> _Your objective_: Make an exact transcription of the material, leaving out all images.

--- Begin ---

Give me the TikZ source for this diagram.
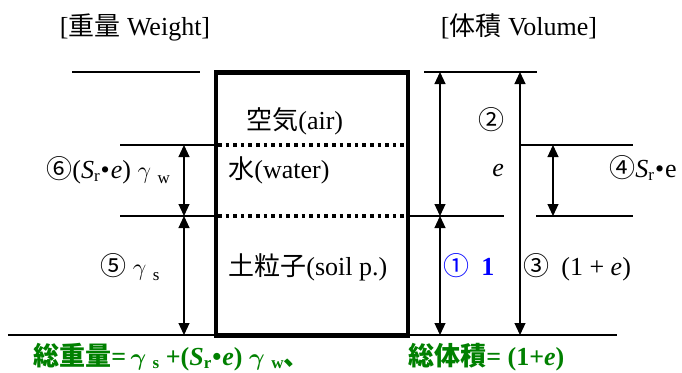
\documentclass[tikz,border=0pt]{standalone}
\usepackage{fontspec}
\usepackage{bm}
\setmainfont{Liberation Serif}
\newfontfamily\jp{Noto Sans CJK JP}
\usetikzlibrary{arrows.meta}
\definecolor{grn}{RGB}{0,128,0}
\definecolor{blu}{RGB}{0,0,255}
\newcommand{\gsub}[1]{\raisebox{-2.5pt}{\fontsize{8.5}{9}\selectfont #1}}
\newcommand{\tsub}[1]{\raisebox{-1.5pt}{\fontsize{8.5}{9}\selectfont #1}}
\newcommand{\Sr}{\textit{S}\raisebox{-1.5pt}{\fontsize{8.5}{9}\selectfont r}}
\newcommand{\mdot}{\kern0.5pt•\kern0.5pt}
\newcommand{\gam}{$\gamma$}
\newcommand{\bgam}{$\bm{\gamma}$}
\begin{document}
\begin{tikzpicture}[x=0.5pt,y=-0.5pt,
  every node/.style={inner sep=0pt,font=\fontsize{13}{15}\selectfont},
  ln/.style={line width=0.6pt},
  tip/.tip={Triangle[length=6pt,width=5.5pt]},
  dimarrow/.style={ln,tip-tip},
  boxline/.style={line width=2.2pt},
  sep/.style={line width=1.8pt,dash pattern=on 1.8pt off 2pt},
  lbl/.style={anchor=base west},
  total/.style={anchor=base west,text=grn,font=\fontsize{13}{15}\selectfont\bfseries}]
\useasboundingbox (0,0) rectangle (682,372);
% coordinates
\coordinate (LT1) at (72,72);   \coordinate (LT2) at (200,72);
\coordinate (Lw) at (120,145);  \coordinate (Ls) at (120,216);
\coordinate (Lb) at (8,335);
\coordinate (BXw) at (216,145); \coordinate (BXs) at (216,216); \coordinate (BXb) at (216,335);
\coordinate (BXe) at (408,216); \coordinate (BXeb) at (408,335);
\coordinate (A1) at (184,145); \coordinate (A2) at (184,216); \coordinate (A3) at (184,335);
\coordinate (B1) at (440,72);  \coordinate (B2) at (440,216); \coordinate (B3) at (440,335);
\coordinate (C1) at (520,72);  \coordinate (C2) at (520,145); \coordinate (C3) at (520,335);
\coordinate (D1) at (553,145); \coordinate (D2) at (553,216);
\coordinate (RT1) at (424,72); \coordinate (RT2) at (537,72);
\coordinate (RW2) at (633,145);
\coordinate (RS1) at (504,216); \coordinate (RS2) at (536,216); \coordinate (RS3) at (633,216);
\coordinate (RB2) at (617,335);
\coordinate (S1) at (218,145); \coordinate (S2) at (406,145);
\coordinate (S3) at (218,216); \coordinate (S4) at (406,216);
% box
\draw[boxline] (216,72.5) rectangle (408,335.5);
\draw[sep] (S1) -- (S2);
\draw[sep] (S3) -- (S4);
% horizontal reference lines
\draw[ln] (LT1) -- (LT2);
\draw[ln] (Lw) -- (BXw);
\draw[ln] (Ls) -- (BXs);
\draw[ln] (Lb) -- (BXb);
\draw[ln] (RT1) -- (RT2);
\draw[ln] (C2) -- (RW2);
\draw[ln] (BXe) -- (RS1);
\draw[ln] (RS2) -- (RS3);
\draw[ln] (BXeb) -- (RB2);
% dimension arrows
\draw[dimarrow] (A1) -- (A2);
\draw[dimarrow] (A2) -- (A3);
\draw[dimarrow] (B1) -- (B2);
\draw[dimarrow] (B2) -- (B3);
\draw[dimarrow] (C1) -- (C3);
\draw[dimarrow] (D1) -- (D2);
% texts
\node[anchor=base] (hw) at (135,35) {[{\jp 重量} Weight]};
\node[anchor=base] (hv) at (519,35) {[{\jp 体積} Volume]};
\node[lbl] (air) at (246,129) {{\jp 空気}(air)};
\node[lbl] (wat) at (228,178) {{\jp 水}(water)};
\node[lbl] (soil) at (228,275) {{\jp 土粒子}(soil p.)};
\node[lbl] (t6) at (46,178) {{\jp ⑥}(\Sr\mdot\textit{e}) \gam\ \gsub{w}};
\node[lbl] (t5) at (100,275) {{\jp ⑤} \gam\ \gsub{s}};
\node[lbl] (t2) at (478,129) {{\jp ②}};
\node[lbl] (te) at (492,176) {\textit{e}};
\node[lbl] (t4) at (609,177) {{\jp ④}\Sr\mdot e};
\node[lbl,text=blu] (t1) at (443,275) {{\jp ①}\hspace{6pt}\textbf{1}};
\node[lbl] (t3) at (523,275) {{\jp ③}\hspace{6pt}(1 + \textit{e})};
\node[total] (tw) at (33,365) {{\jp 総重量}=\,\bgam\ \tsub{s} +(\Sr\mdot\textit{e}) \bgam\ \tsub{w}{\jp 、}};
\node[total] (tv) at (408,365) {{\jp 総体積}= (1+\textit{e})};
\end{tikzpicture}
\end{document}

--- End ---

> _The answer_:
Give me the TikZ source for this diagram.
\documentclass[tikz,border=0pt]{standalone}
\usepackage{fontspec}
\usepackage{bm}
\setmainfont{Liberation Serif}
\newfontfamily\jp{Noto Sans CJK JP}
\usetikzlibrary{arrows.meta}
\definecolor{grn}{RGB}{0,128,0}
\definecolor{blu}{RGB}{0,0,255}
\newcommand{\gsub}[1]{\raisebox{-2.5pt}{\fontsize{8.5}{9}\selectfont #1}}
\newcommand{\tsub}[1]{\raisebox{-1.5pt}{\fontsize{8.5}{9}\selectfont #1}}
\newcommand{\Sr}{\textit{S}\raisebox{-1.5pt}{\fontsize{8.5}{9}\selectfont r}}
\newcommand{\mdot}{\kern0.5pt•\kern0.5pt}
\newcommand{\gam}{$\gamma$}
\newcommand{\bgam}{$\bm{\gamma}$}
\begin{document}
\begin{tikzpicture}[x=0.5pt,y=-0.5pt,
  every node/.style={inner sep=0pt,font=\fontsize{13}{15}\selectfont},
  ln/.style={line width=0.6pt},
  tip/.tip={Triangle[length=6pt,width=5.5pt]},
  dimarrow/.style={ln,tip-tip},
  boxline/.style={line width=2.2pt},
  sep/.style={line width=1.8pt,dash pattern=on 1.8pt off 2pt},
  lbl/.style={anchor=base west},
  total/.style={anchor=base west,text=grn,font=\fontsize{13}{15}\selectfont\bfseries}]
\useasboundingbox (0,0) rectangle (682,372);
% coordinates
\coordinate (LT1) at (72,72);   \coordinate (LT2) at (200,72);
\coordinate (Lw) at (120,145);  \coordinate (Ls) at (120,216);
\coordinate (Lb) at (8,335);
\coordinate (BXw) at (216,145); \coordinate (BXs) at (216,216); \coordinate (BXb) at (216,335);
\coordinate (BXe) at (408,216); \coordinate (BXeb) at (408,335);
\coordinate (A1) at (184,145); \coordinate (A2) at (184,216); \coordinate (A3) at (184,335);
\coordinate (B1) at (440,72);  \coordinate (B2) at (440,216); \coordinate (B3) at (440,335);
\coordinate (C1) at (520,72);  \coordinate (C2) at (520,145); \coordinate (C3) at (520,335);
\coordinate (D1) at (553,145); \coordinate (D2) at (553,216);
\coordinate (RT1) at (424,72); \coordinate (RT2) at (537,72);
\coordinate (RW2) at (633,145);
\coordinate (RS1) at (504,216); \coordinate (RS2) at (536,216); \coordinate (RS3) at (633,216);
\coordinate (RB2) at (617,335);
\coordinate (S1) at (218,145); \coordinate (S2) at (406,145);
\coordinate (S3) at (218,216); \coordinate (S4) at (406,216);
% box
\draw[boxline] (216,72.5) rectangle (408,335.5);
\draw[sep] (S1) -- (S2);
\draw[sep] (S3) -- (S4);
% horizontal reference lines
\draw[ln] (LT1) -- (LT2);
\draw[ln] (Lw) -- (BXw);
\draw[ln] (Ls) -- (BXs);
\draw[ln] (Lb) -- (BXb);
\draw[ln] (RT1) -- (RT2);
\draw[ln] (C2) -- (RW2);
\draw[ln] (BXe) -- (RS1);
\draw[ln] (RS2) -- (RS3);
\draw[ln] (BXeb) -- (RB2);
% dimension arrows
\draw[dimarrow] (A1) -- (A2);
\draw[dimarrow] (A2) -- (A3);
\draw[dimarrow] (B1) -- (B2);
\draw[dimarrow] (B2) -- (B3);
\draw[dimarrow] (C1) -- (C3);
\draw[dimarrow] (D1) -- (D2);
% texts
\node[anchor=base] (hw) at (135,35) {[{\jp 重量} Weight]};
\node[anchor=base] (hv) at (519,35) {[{\jp 体積} Volume]};
\node[lbl] (air) at (246,129) {{\jp 空気}(air)};
\node[lbl] (wat) at (228,178) {{\jp 水}(water)};
\node[lbl] (soil) at (228,275) {{\jp 土粒子}(soil p.)};
\node[lbl] (t6) at (46,178) {{\jp ⑥}(\Sr\mdot\textit{e}) \gam\ \gsub{w}};
\node[lbl] (t5) at (100,275) {{\jp ⑤} \gam\ \gsub{s}};
\node[lbl] (t2) at (478,129) {{\jp ②}};
\node[lbl] (te) at (492,176) {\textit{e}};
\node[lbl] (t4) at (609,177) {{\jp ④}\Sr\mdot e};
\node[lbl,text=blu] (t1) at (443,275) {{\jp ①}\hspace{6pt}\textbf{1}};
\node[lbl] (t3) at (523,275) {{\jp ③}\hspace{6pt}(1 + \textit{e})};
\node[total] (tw) at (33,365) {{\jp 総重量}=\,\bgam\ \tsub{s} +(\Sr\mdot\textit{e}) \bgam\ \tsub{w}{\jp 、}};
\node[total] (tv) at (408,365) {{\jp 総体積}= (1+\textit{e})};
\end{tikzpicture}
\end{document}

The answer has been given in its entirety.